Valerien Ismael: Zunächst einmal geht es darum, sich ein Bild von der Mannschaft zu verschaffen, um zu verstehen, was innerhalb der Mannschaft passiert und wo der Schuh wirklich drückt. Dieses Bild ergibt sich in erster Linie aus einer ganzen Reihe von Einzelgesprächen.

bundesliga.de: Sie befürchteten zunächst eine "Riesenbaustelle" vorzufinden, was aber nicht der Fall war. Wo drückte der Schuh aber tatsächlich?

Ismael: Ich hatte zunächst befürchtet, möglicherweise eine durch die Negativerlebnisse zerstrittene Mannschaft vorzufinden – was aber zum Glück überhaupt nicht der Fall war. Ich bin auf eine intakte Mannschaft gestoßen, die willig ist und vom ersten Tag an mitzieht.
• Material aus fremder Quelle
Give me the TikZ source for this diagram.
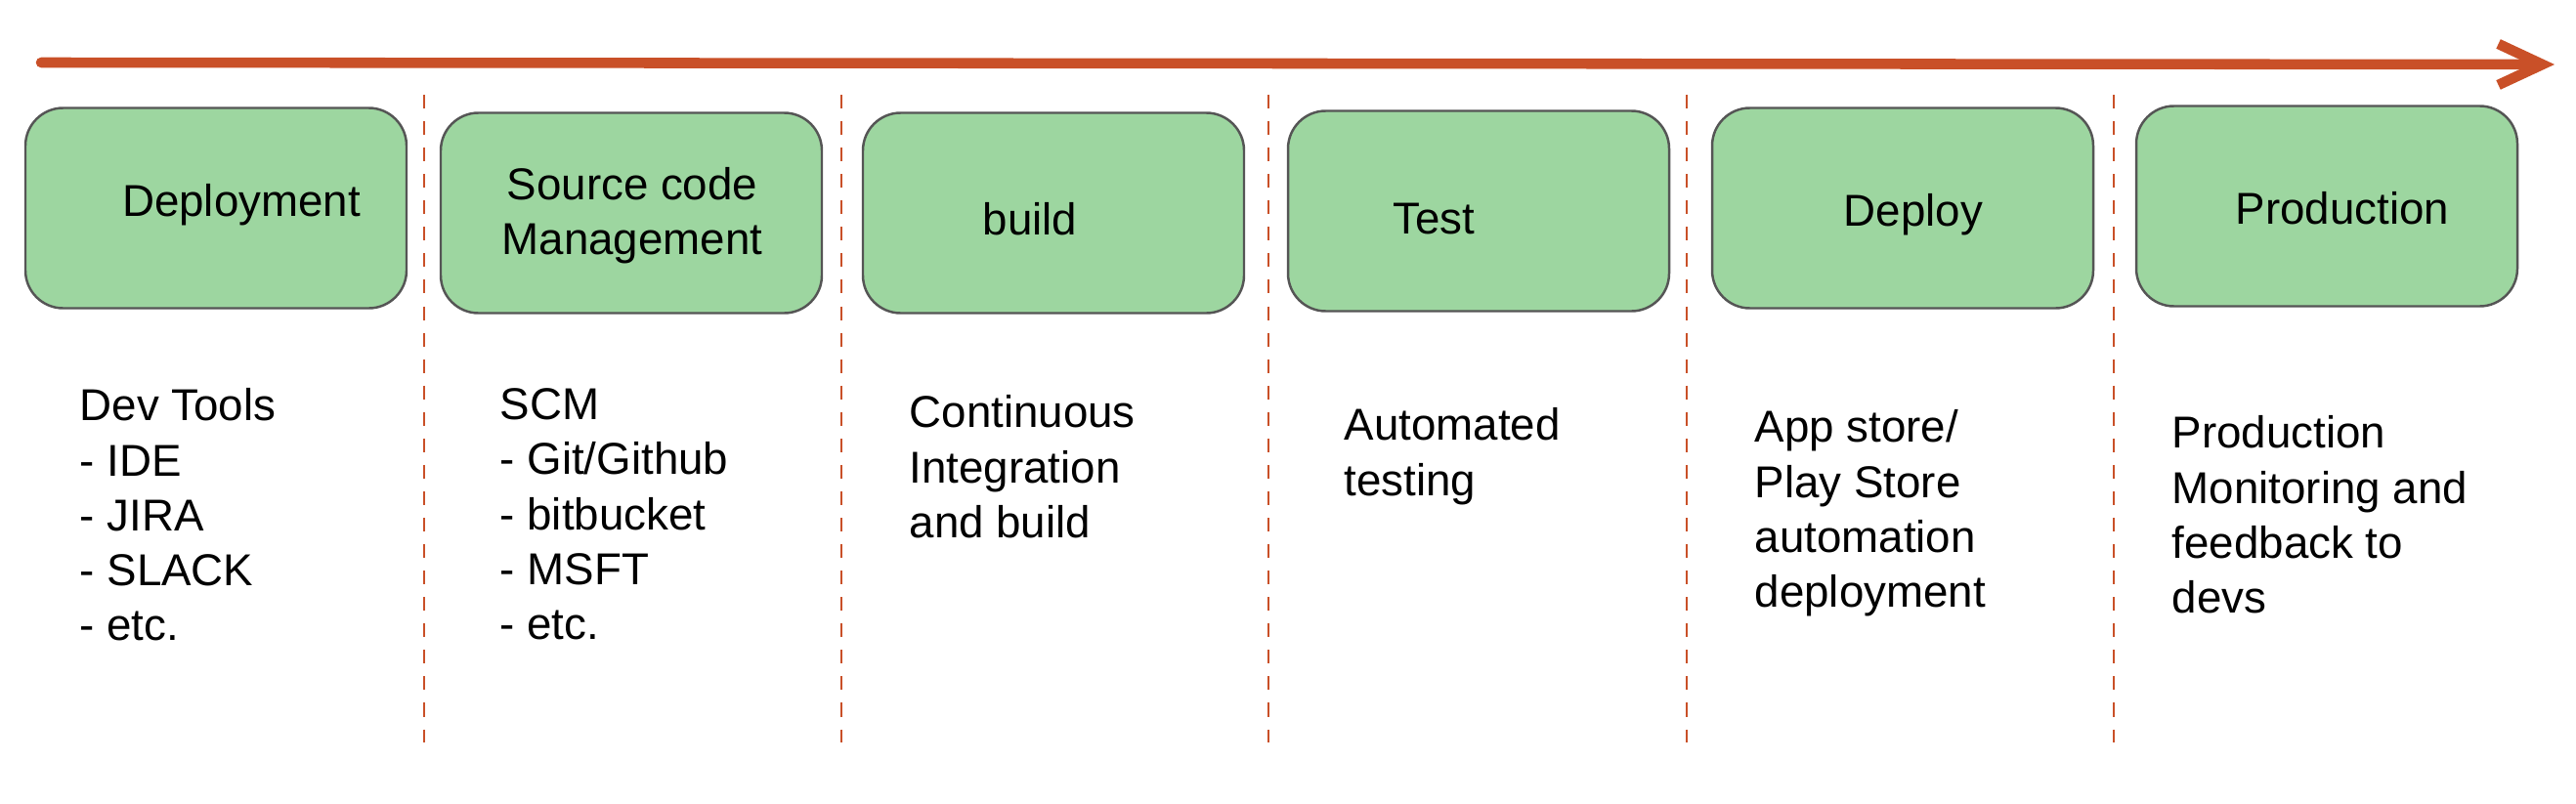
\documentclass[tikz,border=0pt]{standalone}
\usepackage{fontspec}
\setmainfont{Liberation Sans}
\usepackage{tikz}
\usetikzlibrary{arrows.meta}
\definecolor{flowgreen}{RGB}{157,214,160}
\definecolor{flowedge}{RGB}{85,85,85}
\definecolor{flowrust}{RGB}{201,80,40}

\begin{document}
\begin{tikzpicture}[
  x=1cm, y=1cm, font=\fontsize{13}{16}\selectfont,
  stage/.style={draw=flowedge, line width=0.7pt, rounded corners=11pt, fill=flowgreen, minimum width=3.9cm, minimum height=2.05cm},
  stagetext/.style={align=center, inner sep=0pt},
  notes/.style={align=left, anchor=north west, inner sep=0pt},
  split/.style={flowrust, line width=0.8pt, dash pattern=on 4pt off 3.7pt},
  flow/.style={flowrust, line width=3pt, line cap=round, -{Straight Barb[length=4.5mm, width=4.2mm]}}
]
\useasboundingbox (0,0) rectangle (26.36,8.22);

% pipeline direction (top)
\coordinate (flowstart) at (0.42,7.58);
\coordinate (flowend) at (26.14,7.56);
\draw[flow] (flowstart) -- (flowend);

% stage boxes
\foreach \i/\bx/\by in {1/2.21/6.09, 2/6.46/6.04, 3/10.78/6.04, 4/15.13/6.06, 5/19.47/6.09, 6/23.81/6.11} {
  \node[stage] (stage\i) at (\bx,\by) {};
}

% stage names
\node[stagetext] (name1) at (2.47,6.12) {Deployment};
\node[stagetext] (name2) at (6.47,6.01) {Source code\\Management};
\node[stagetext] (name3) at (10.54,5.98) {build};
\node[stagetext] (name4) at (14.67,5.98) {Test};
\node[stagetext] (name5) at (19.58,6.02) {Deploy};
\node[stagetext] (name6) at (23.97,6.09) {Production};

% separators between stages
\foreach \x in {4.34, 8.61, 12.98, 17.26, 21.63} {
  \draw[split] (\x,7.25) -- (\x,0.62);
}

% details under each stage
\node[notes] (note1) at (0.81,4.25) {Dev Tools\\- IDE\\- JIRA\\- SLACK\\- etc.};
\node[notes] (note2) at (5.11,4.25) {SCM\\- Git/Github\\- bitbucket\\- MSFT\\- etc.};
\node[notes] (note3) at (9.30,4.18) {Continuous\\Integration\\and build};
\node[notes] (note4) at (13.75,4.05) {Automated\\testing};
\node[notes] (note5) at (17.95,4.03) {App store/\\Play Store\\automation\\deployment};
\node[notes] (note6) at (22.22,3.97) {Production\\Monitoring and\\feedback to\\devs};
\end{tikzpicture}
\end{document}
Aber die Spieler – auch die, die über großes internationales Niveau verfügen und schon viel erlebt haben – waren sehr verunsichert. Deshalb ging es erst einmal darum, das Selbstvertrauen nach und nach wiederaufzubauen.

bundesliga.de: Sie sind schon länger beim VfL und kennen die Gegebenheiten. Wenn man spürt, dass der bisherige Trainer in Frage gestellt wird, versucht man sich auf den Tag X vorzubereiten?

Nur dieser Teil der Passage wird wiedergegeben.